E-mails Aren’t Private? Oh-oh…

The Eleventh Circuit Court of Appeals has ruled in the case of Rehberg v. Paulk that one who sends an e-mail has no “expectation of privacy” in its content, once it is sent to a third party—-and that third party can even be the internet service provider. Which means, in essence, that e-mails aren’t private any more, if this ruling stands.

Here you have a good example of how courts can re-define formal ethical standards on multiple planes with a few words. This means that one of the most influential Federal Courts has given the green light to any government agency or employer who chooses to read your e-mails. It may well be that lawyers who send documents containing confidential client information have breached their duty to protect confidences.
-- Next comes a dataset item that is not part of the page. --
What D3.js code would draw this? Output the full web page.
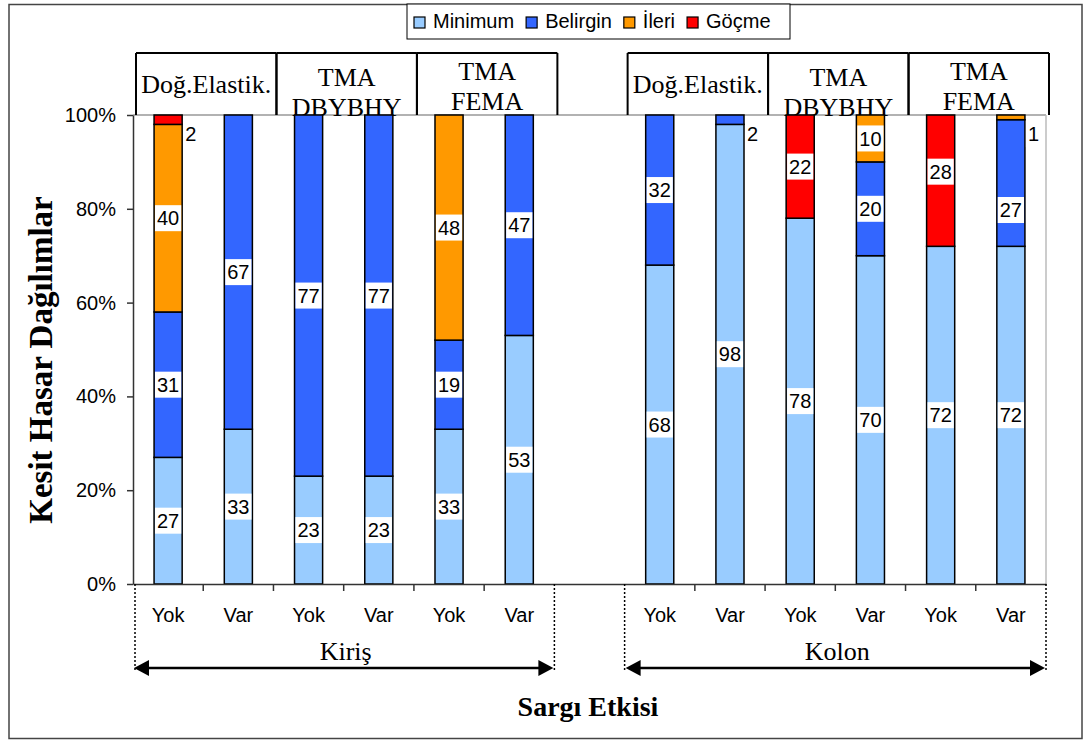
<!DOCTYPE html>
<html>
<head>
<meta charset="utf-8">
<script src="https://cdn.jsdelivr.net/npm/d3@7"></script>
<style>
  body { margin: 0; background: #fff; }
  text { fill: #000; }
</style>
</head>
<body>
<div id="chart"></div>
<script>
// Chart values (slot 6 is the empty gap between Kiriş and Kolon)
var categories = ["Yok", "Var", "Yok", "Var", "Yok", "Var", "", "Yok", "Var", "Yok", "Var", "Yok", "Var"];
var minimumValues = [27, 33, 23, 23, 33, 53, null, 68, 98, 78, 70, 72, 72];
var belirginValues = [31, 67, 77, 77, 19, 47, null, 32, 2, 0, 20, 0, 27];
var ileriValues = [40, 0, 0, 0, 48, 0, null, 0, 0, 0, 10, 0, 1];
var gocmeValues = [2, 0, 0, 0, 0, 0, null, 0, 0, 22, 0, 28, 0];
var seriesNames = ["Minimum", "Belirgin", "İleri", "Göçme"];
var seriesColors = ["#99ccff", "#3366ff", "#ff9900", "#ff0000"];
var yTicks = [0, 20, 40, 60, 80, 100];
var headerLabels = [["Doğ.Elastik."], ["TMA", "DBYBHY"], ["TMA", "FEMA"]];
var groupNames = ["Kiriş", "Kolon"];
var yTitle = "Kesit Hasar Dağılımlar";
var xTitle = "Sargı Etkisi";

var W = 1084, H = 740;
var serif = "'Liberation Serif', 'Times New Roman', serif";
var sans = "'Liberation Sans', Arial, sans-serif";

var svg = d3
  .select("#chart")
  .append("svg")
  .attr("width", W)
  .attr("height", H);

// outer frame
svg.append("rect")
  .attr("x", 9).attr("y", 4.5)
  .attr("width", 1073).attr("height", 734)
  .attr("fill", "#fff")
  .attr("stroke", "#444")
  .attr("stroke-width", 1.5);

var x = d3.scaleBand().domain(d3.range(categories.length)).range([133, 1046]).padding(0);
var y = d3.scaleLinear().domain([0, 100]).range([584, 115]);
var bw = x.bandwidth();

// build rows for stacking
var rows = [];
categories.forEach(function (c, i) {
  if (minimumValues[i] === null) return;
  rows.push({
    slot: i,
    Minimum: minimumValues[i],
    Belirgin: belirginValues[i],
    "İleri": ileriValues[i],
    "Göçme": gocmeValues[i]
  });
});
var stacked = d3.stack().keys(seriesNames)(rows);

// plot area border (top grid + right side)
svg.append("line")
  .attr("x1", x.range()[0]).attr("x2", x.range()[1])
  .attr("y1", y(100)).attr("y2", y(100))
  .attr("stroke", "#999").attr("stroke-width", 1.5);
svg.append("line")
  .attr("x1", x.range()[1]).attr("x2", x.range()[1])
  .attr("y1", y(100)).attr("y2", y(0))
  .attr("stroke", "#bbb").attr("stroke-width", 1.5);

// header boxes
var headerG = svg.append("g");
[0, 7].forEach(function (start) {
  headerLabels.forEach(function (lines, k) {
    var x0 = x(start + k * 2) + 3;
    var x1 = (start + k * 2 + 2 < categories.length ? x(start + k * 2 + 2) : x.range()[1]) + 3;
    headerG.append("line")
      .attr("x1", x0).attr("x2", x1).attr("y1", 53).attr("y2", 53)
      .attr("stroke", "#000").attr("stroke-width", 2);
    [x0, x1].forEach(function (xx) {
      headerG.append("line")
        .attr("x1", xx).attr("x2", xx).attr("y1", 53).attr("y2", 115)
        .attr("stroke", "#000").attr("stroke-width", 2);
    });
    var t = headerG.append("text")
      .attr("x", (x0 + x1) / 2)
      .attr("text-anchor", "middle")
      .style("font-family", serif)
      .style("font-size", "26px");
    if (lines.length === 1) {
      t.attr("y", 93).text(lines[0]);
    } else {
      lines.forEach(function (l, j) {
        t.append("tspan").attr("x", (x0 + x1) / 2).attr("y", (k === 1 ? 86 : 80) + j * 30).text(l);
      });
    }
  });
});

// bars
var layers = svg.selectAll("g.layer")
  .data(stacked)
  .enter()
  .append("g")
  .attr("class", "layer")
  .attr("fill", function (d, i) { return seriesColors[i]; });

layers.selectAll("rect")
  .data(function (d) { return d.filter(function (p) { return p[1] - p[0] > 0; }); })
  .enter()
  .append("rect")
  .attr("x", function (d) { return x(d.data.slot) + bw * 0.3; })
  .attr("width", bw * 0.4)
  .attr("y", function (d) { return y(d[1]); })
  .attr("height", function (d) { return y(d[0]) - y(d[1]); })
  .attr("stroke", "#000")
  .attr("stroke-width", 1.5);

// data labels (a couple were dragged off-centre in the original)
var labelNudge = { "11-Göçme": -9, "12-Belirgin": 27 };
var labelG = svg.append("g");
stacked.forEach(function (layer) {
  layer.forEach(function (p) {
    var v = p[1] - p[0];
    if (v <= 0) return;
    var small = v < 5;
    var cx = small ? x(p.data.slot) + bw * 0.7 + 3 : x(p.data.slot) + bw / 2;
    var cy = small ? y(p[1]) + 19 : y((p[0] + p[1]) / 2);
    cy += labelNudge[p.data.slot + "-" + layer.key] || 0;
    var g = labelG.append("g");
    var bg = g.append("rect").attr("fill", "#fff");
    var t = g.append("text")
      .attr("x", cx)
      .attr("y", cy)
      .attr("dy", "0.36em")
      .attr("text-anchor", small ? "start" : "middle")
      .style("font-family", sans)
      .style("font-size", "20px")
      .text(v);
    var bb = t.node().getBBox();
    bg.attr("x", bb.x - 2).attr("y", cy - 13).attr("width", bb.width + 4).attr("height", 26);
  });
});

// y axis
var yAxis = svg.append("g")
  .attr("transform", "translate(" + x.range()[0] + ",0)")
  .call(d3.axisLeft(y).tickValues(yTicks).tickFormat(function (d) { return d + "%"; }).tickSize(6).tickSizeOuter(0).tickPadding(11));
yAxis.selectAll("text").style("font-family", sans).style("font-size", "20px");
yAxis.selectAll("line, path").attr("stroke", "#333").attr("stroke-width", 1.5);

// x axis
var xAxis = svg.append("g")
  .attr("transform", "translate(0," + y(0) + ")")
  .call(d3.axisBottom(x).tickFormat(function (i) { return categories[i]; }).tickSize(0).tickSizeOuter(0).tickPadding(24));
xAxis.selectAll("text").style("font-family", sans).style("font-size", "20px");
xAxis.select("path").attr("stroke", "#333").attr("stroke-width", 1.5);

// ticks at band boundaries, dotted at group edges
var edges = [0, 6, 7, categories.length];
d3.range(0, categories.length + 1).forEach(function (i) {
  var xx = i < categories.length ? x(i) : x.range()[1];
  if (edges.indexOf(i) >= 0) {
    svg.append("line")
      .attr("x1", xx + (i === 0 ? 2 : 0)).attr("x2", xx + (i === 0 ? 2 : 0))
      .attr("y1", y(0)).attr("y2", 672)
      .attr("stroke", "#000").attr("stroke-width", 1.5)
      .attr("stroke-dasharray", "2,2");
  } else {
    svg.append("line")
      .attr("x1", xx).attr("x2", xx)
      .attr("y1", y(0)).attr("y2", y(0) + 7)
      .attr("stroke", "#333").attr("stroke-width", 1.5);
  }
});

// group arrows and names
[[0, 6], [7, categories.length]].forEach(function (r, k) {
  var x0 = x(r[0]) + 1;
  var x1 = (r[1] < categories.length ? x(r[1]) : x.range()[1]) - 1;
  var ay = 668;
  svg.append("line")
    .attr("x1", x0 + 10).attr("x2", x1 - 10).attr("y1", ay).attr("y2", ay)
    .attr("stroke", "#000").attr("stroke-width", 2.5);
  svg.append("path")
    .attr("d", "M" + x0 + "," + ay + "L" + (x0 + 15) + "," + (ay - 8) + "L" + (x0 + 15) + "," + (ay + 8) + "Z")
    .attr("fill", "#000");
  svg.append("path")
    .attr("d", "M" + x1 + "," + ay + "L" + (x1 - 15) + "," + (ay - 8) + "L" + (x1 - 15) + "," + (ay + 8) + "Z")
    .attr("fill", "#000");
  svg.append("text")
    .attr("x", (x0 + x1) / 2 + 2)
    .attr("y", 660)
    .attr("text-anchor", "middle")
    .style("font-family", serif)
    .style("font-size", "26px")
    .text(groupNames[k]);
});

// axis titles
svg.append("text")
  .attr("transform", "translate(52,360) rotate(-90)")
  .attr("text-anchor", "middle")
  .style("font-family", serif)
  .style("font-weight", "bold")
  .style("font-size", "33px")
  .text(yTitle);

svg.append("text")
  .attr("x", 588)
  .attr("y", 716)
  .attr("text-anchor", "middle")
  .style("font-family", serif)
  .style("font-weight", "bold")
  .style("font-size", "28px")
  .text(xTitle);

// legend
var legend = svg.append("g");
legend.append("rect")
  .attr("x", 407).attr("y", 4)
  .attr("width", 383).attr("height", 35)
  .attr("fill", "#fff")
  .attr("stroke", "#000").attr("stroke-width", 1);
var lx = 414;
seriesNames.forEach(function (name, i) {
  legend.append("rect")
    .attr("x", lx).attr("y", 17)
    .attr("width", 11).attr("height", 11)
    .attr("fill", seriesColors[i])
    .attr("stroke", "#000").attr("stroke-width", 1.2);
  var t = legend.append("text")
    .attr("x", lx + 19).attr("y", 28)
    .style("font-family", sans)
    .style("font-size", "20px")
    .text(name);
  lx += 19 + t.node().getComputedTextLength() + 12;
});
</script>
</body>
</html>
It means that if your room-mate reads confidential messages on your laptop without your permission, the law says its your fault, not his.
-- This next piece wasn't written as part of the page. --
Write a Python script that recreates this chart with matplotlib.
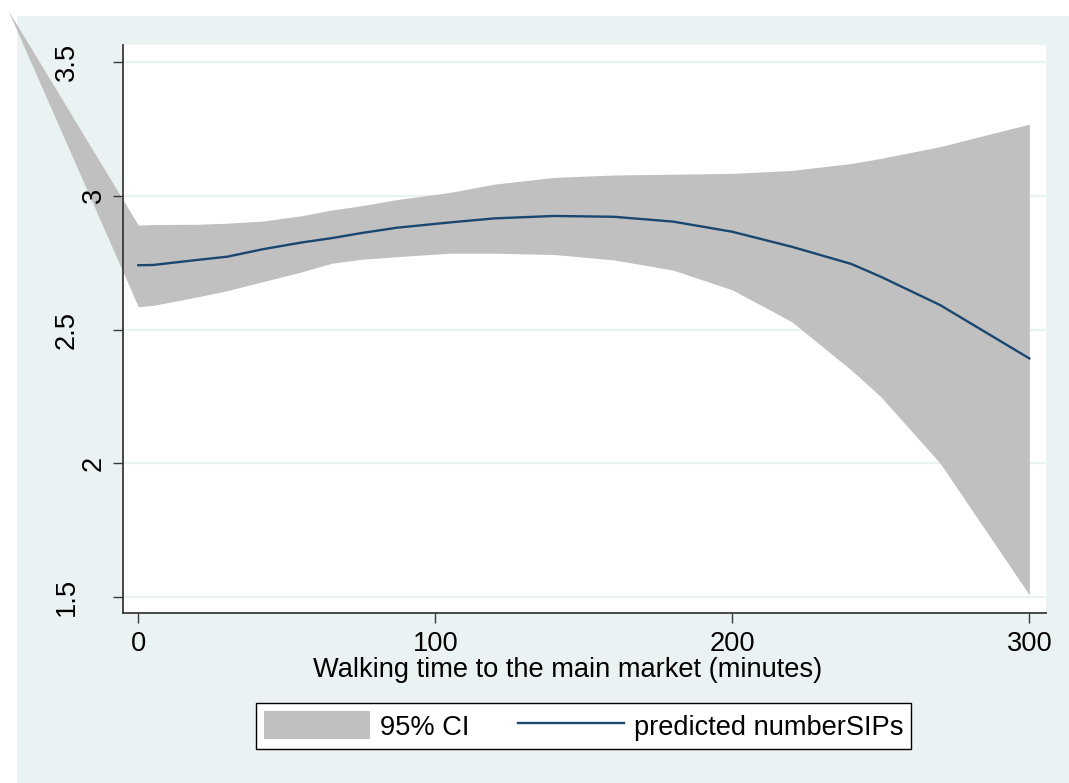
import matplotlib
matplotlib.use("Agg")
import matplotlib.pyplot as plt
from matplotlib.patches import Rectangle

plt.rcParams['font.family'] = ['Liberation Sans', 'DejaVu Sans']

# ---- data ----
x_vals = [-43.9, 0, 5, 20, 30, 42, 55, 65, 75, 87, 105, 120, 140, 160, 180, 200, 220, 240, 250, 270, 300]
ci_upper = [3.693, 2.890, 2.892, 2.893, 2.897, 2.905, 2.925, 2.946, 2.962, 2.985, 3.012, 3.043, 3.068,
            3.077, 3.080, 3.083, 3.094, 3.120, 3.139, 3.183, 3.267]
ci_lower = [3.693, 2.585, 2.590, 2.622, 2.645, 2.679, 2.715, 2.747, 2.762, 2.772, 2.785, 2.785, 2.780,
            2.760, 2.722, 2.648, 2.529, 2.349, 2.249, 2.000, 1.509]
pred_x = [0, 5, 20, 30, 42, 55, 65, 75, 87, 105, 120, 140, 160, 180, 200, 220, 240, 250, 270, 300]
pred_y = [2.740, 2.741, 2.760, 2.772, 2.800, 2.825, 2.841, 2.860, 2.880, 2.900, 2.915, 2.924, 2.921,
          2.903, 2.865, 2.809, 2.745, 2.697, 2.591, 2.392]
x_ticks = [0, 100, 200, 300]
y_ticks = [1.5, 2, 2.5, 3, 3.5]
y_tick_labels = ["1.5", "2", "2.5", "3", "3.5"]
x_label = "Walking time to the main market (minutes)"
legend_labels = ["95% CI", "predicted numberSIPs"]

W, H = 1069, 783
BG = "#EAF2F3"
FS = 19.6
fig = plt.figure(figsize=(W / 100, H / 100), dpi=100)
fig.patch.set_facecolor("white")
fig.add_artist(Rectangle((17 / W, 0), 1 - 17 / W, 1 - 16 / H, transform=fig.transFigure,
                         facecolor=BG, edgecolor="none", zorder=-10))

ax = fig.add_axes([123 / W, 1 - 613 / H, (1046 - 123) / W, (613 - 45) / H])
ax.set_facecolor("white")
ax.set_xlim(-5.15, 305.6)
ax.set_ylim(1.4414, 3.5624)

for yv in y_ticks:
    ax.axhline(yv, color=BG, lw=1.6, zorder=0.5)

band = ax.fill_between(x_vals, ci_lower, ci_upper, color="#C0C0C0", lw=0, zorder=1,
                       clip_on=False, label=legend_labels[0])
line, = ax.plot(pred_x, pred_y, color="#1A476F", lw=1.7, zorder=2, label=legend_labels[1])

for s in ["top", "right"]:
    ax.spines[s].set_visible(False)
for s in ["left", "bottom"]:
    ax.spines[s].set_color("#3a3a3a")
    ax.spines[s].set_linewidth(1.3)

ax.set_xticks(x_ticks)
ax.set_xticklabels([str(v) for v in x_ticks])
ax.set_yticks(y_ticks)
ax.set_yticklabels(y_tick_labels)
ax.tick_params(axis="both", direction="out", length=7.2, width=1, color="#3a3a3a",
               labelsize=FS, labelcolor="black")
ax.tick_params(axis="x", pad=6.0)
ax.tick_params(axis="y", labelrotation=90)
for lab in ax.get_yticklabels():
    lab.set_va("center")
    lab.set_ha("right")
for t, lab in zip(ax.yaxis.get_major_ticks(), y_tick_labels):
    t.set_pad(4.5 if len(lab) == 1 else 24.0)

ax.set_xlabel(x_label, fontsize=FS)
ax.xaxis.set_label_coords(0.4816, -0.1004)
ax.xaxis.label.set_va("center")

leg = fig.legend([band, line], legend_labels, loc="center",
                 bbox_to_anchor=(583.5 / W, 1 - 726 / H), ncol=2, frameon=True,
                 fancybox=False, edgecolor="black", framealpha=1, fontsize=FS,
                 handlelength=3.9, handleheight=1.2, handletextpad=0.35,
                 columnspacing=1.8, borderpad=0.3)
leg.get_frame().set_linewidth(1.0)

fig.savefig("out.png", dpi=100, facecolor=fig.get_facecolor())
This is the point where ethics, manners and the Golden Rule becomes more important than ever. The court case may change the law, and it may be legal to read other people’s e-mails without permission, but it’s still not right.

For an excellent scholarly dissent from the Eleventh Circuit’s ruling by Prof. Orrin Kerr, see his argument on the Volokh Conspiracy.

[Many thanks to Prof. Monroe Freedman whose post at the Legal Ethics Forum alerted me to both the case and Prof. Kerr’s critique.]

2 thoughts on “E-mails Aren’t Private? Oh-oh…

  1. Jesus summed up so much in His amazingly simple standard of conduct called the Golden Rule.

    When I teach Police Dynamics we promote 49 character qualities as defined by the Character Training Institute. A police officer attending one of my classes said, “All this character stuff can be summed up in the Golden Rule…” How true.

    Think about it this way: Do you want others to be truthful in their dealings with you? Then be truthful with them. Do you want others to be dependable in their dealings with you? Then be dependable with them. Do you want others to be punctual? Then be punctual. Courteous? Be courteous?

    And then to the point of your post: Do you want others to respect your privacy? Then respect theirs…

    Sheriff Ray

  2. I always wonder about rulings like this. I wonder if the judge doesn’t like the fourth amendment and is trying to erode it as much as possible, or are they completely ignorant about how e-mail works?

    I pay a service to deliver, send, store, and not read my e-mail. If they were going to read it, I would not pay them, but use the e-mail server on my home computer. Does this mean that if I run my own e-mail server, they can hack my computer and read the e-mails if they have a subpoena? Can they seize my computer without a warrant because computers aren’t granted the same protections as any other property? This doesn’t even make sense. For a more direct extension, what about off-site backup services that backup sensitive information. Is that now no longer protected either. It is pretty much the same as e-mail in that regard. Does this mean that all sensitive information needs to revert back to paper documents?

    I have noticed that almost all rights that people had with traditional documents have been eliminated in their modern counterparts. I really wonder if there are judges left who really care about the spirit of our foundational laws?